In counterpoint to the value concentration in Asia and North America, brand value in other regions of the world grew more slowly and the proportion of value those regions contribute to the BrandZ™ Global Top 100 declined. Asia (excluding China), Continental Europe, and the UK increased in value only 21 percent, 37 percent, and 26 percent, respectively over the past 12 years.
The Asia (excluding China) portion of Top 100 value declined to 3 percent from 8 percent; the Continental Europe proportion declined from 21 percent to 9 percent, and the UK proportion declined from 5 percent to only 2 percent. Brands in these regions come from lower-growth categories compared with the US and China.
The Top 100 also became more regionally diverse. Twelve years ago, no Latin American brands were represented in the Global ranking. Today, brands from the rest of the world—primarily Latin America—comprise a small but growing 1 percent of the ranking. In addition, new countries are appearing in the ranking. This year, an Indonesian brand entered the Top 100 for the first time.
And brands from other regions comprise one percent of the Top 100 ranking.
Brand Power and Innovation
Regardless of region, brands ranked in the BrandZ™ Global Top 100 Most Valuable Global Brands score high in Brand Power, a BrandZ™ measurement of brand equity, the consumer’s predisposition to choose a particular brand. High Brand Power correlates with strong volume share. Brand Power is measured with an index where 100 is average. Chinese brands score the highest, 218. US brands score 176.
Brands from the US and China also score higher than brands from other countries in Innovation, a BrandZ™ metric. A score of 100 is average. The US brands score 120 and Chinese brands score 114. An analysis of the BrandZ™ Global Top 100, following the same 94 brands in 2006 and 2018, found that over 12 years, brands that score high in Innovation increased 273 percent in value, while low Innovation brands increase only 36 percent.
Strong brands typically outperform the average country or regional Innovation score. For example, Microsoft surpassed the US Innovation average with a score of 133. Microsoft increased 40 percent in brand value. JD. com, the Chinese e-commerce giant, surpassed the China Innovation average with a scored of 127.
Similarly, the German apparel brand Adidas, which rose 50 percent in value year-on-year, scored 114 in Innovation, compared with the average Innovation of 109 for German brands. And Louis Vuitton, the French luxury brand, which rose 41 percent in brand value year-on-year, scored 108 in Innovation, somewhat higher than the average 104 of French brands.

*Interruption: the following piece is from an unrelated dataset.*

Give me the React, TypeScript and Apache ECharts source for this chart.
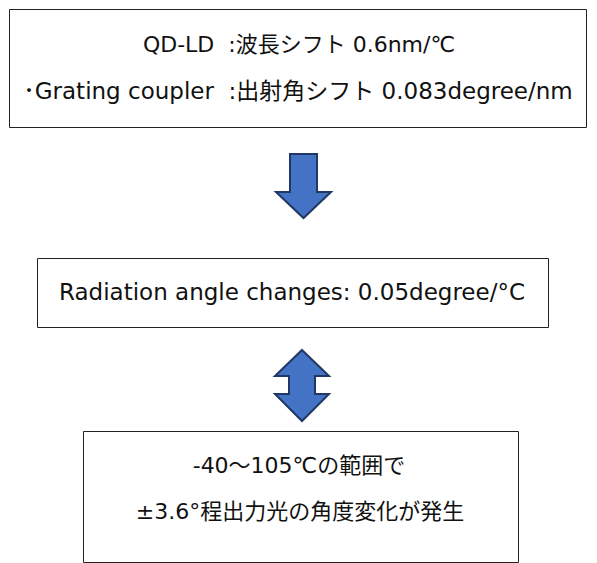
import React, { useEffect, useRef } from "react";
import * as echarts from "echarts";

const boxTopLines = ["QD-LD  :波長シフト 0.6nm/℃", "･Grating coupler  :出射角シフト 0.083degree/nm"];
const boxMiddleLines = ["Radiation angle changes: 0.05degree/°C"];
const boxBottomLines = ["-40～105℃の範囲で", "±3.6°程出力光の角度変化が発生"];

const FONT = '"DejaVu Sans", "Noto Sans CJK JP", sans-serif';
const ARROW_FILL = "#4472C4";
const ARROW_STROKE = "#1F3864";

function textEl(text: string, x: number, y: number, size = 23) {
  return {
    type: "text",
    x,
    y,
    style: {
      text,
      fill: "#111111",
      font: `${size}px ${FONT}`,
      textAlign: "center",
      textVerticalAlign: "middle",
    },
  };
}

function boxEl(x: number, y: number, w: number, h: number) {
  return {
    type: "rect",
    shape: { x: x + 0.5, y: y + 0.5, width: w, height: h },
    style: { fill: "#ffffff", stroke: "#222222", lineWidth: 1 },
  };
}

export default function App() {
  const ref = useRef<HTMLDivElement>(null);
  useEffect(() => {
    if (!ref.current) return;
    const chart = echarts.init(ref.current, undefined, { renderer: "svg" });
    const elements: any[] = [];
    elements.push(boxEl(9, 9, 577, 118));
    elements.push(textEl(boxTopLines[0], 299, 44, 22));
    elements.push(textEl(boxTopLines[1], 298, 91));

    elements.push({
      type: "polygon",
      shape: {
        points: [
          [290, 154], [317, 154], [317, 192], [331, 192], [303.5, 218], [276, 192], [290, 192],
        ],
      },
      style: { fill: ARROW_FILL, stroke: ARROW_STROKE, lineWidth: 2, lineJoin: "miter" },
    });

    elements.push(boxEl(37, 258, 511, 69));
    elements.push(textEl(boxMiddleLines[0], 292, 292));

    elements.push({
      type: "polygon",
      shape: {
        points: [
          [302, 350], [329, 376], [315, 376], [315, 394], [329, 394], [302, 421],
          [275, 394], [289, 394], [289, 376], [275, 376],
        ],
      },
      style: { fill: ARROW_FILL, stroke: ARROW_STROKE, lineWidth: 2, lineJoin: "miter" },
    });

    elements.push(boxEl(83, 431, 435, 131));
    elements.push(textEl(boxBottomLines[0], 299, 465, 22));
    elements.push(textEl(boxBottomLines[1], 300, 511, 22));

    chart.setOption({
      animation: false,
      backgroundColor: "#ffffff",
      graphic: { elements },
    });
    return () => chart.dispose();
  }, []);
  return (
    <div
      ref={ref}
      style={{ position: "absolute", left: 0, top: 0, width: 597, height: 563 }}
    />
  );
}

… But brands in all regions score high in Brand Power
North America (US) and the China dominate in the number and value of brands represented in the BrandZ™ Global Top 100. They also score high in Brand Power, a measurement of brand equity. Brand Power scores are high across regions, reflecting the strength of brands ranked in the BrandZ™ Global Top 100.
Innovation drives brand value growth…
An analysis of the BrandZ™ Top 100, following the same 94 brands in 2006 and 2018, found that over 12 years brands that score high in Innovation, a BrandZ™ metric, increased 273 percent in value, while low Innovation brands increase only 36 percent.
… And Innovative brands outperform local average
Leading brands typically outperform the average country or regional Innovation score. For example, with a score of 133, Microsoft surpassed the US Innovation average of 120, and JD.com scored 127 in Innovation, compared with an average Innovation score of 114 for all BrandZ™ Global Top 100 brands from China.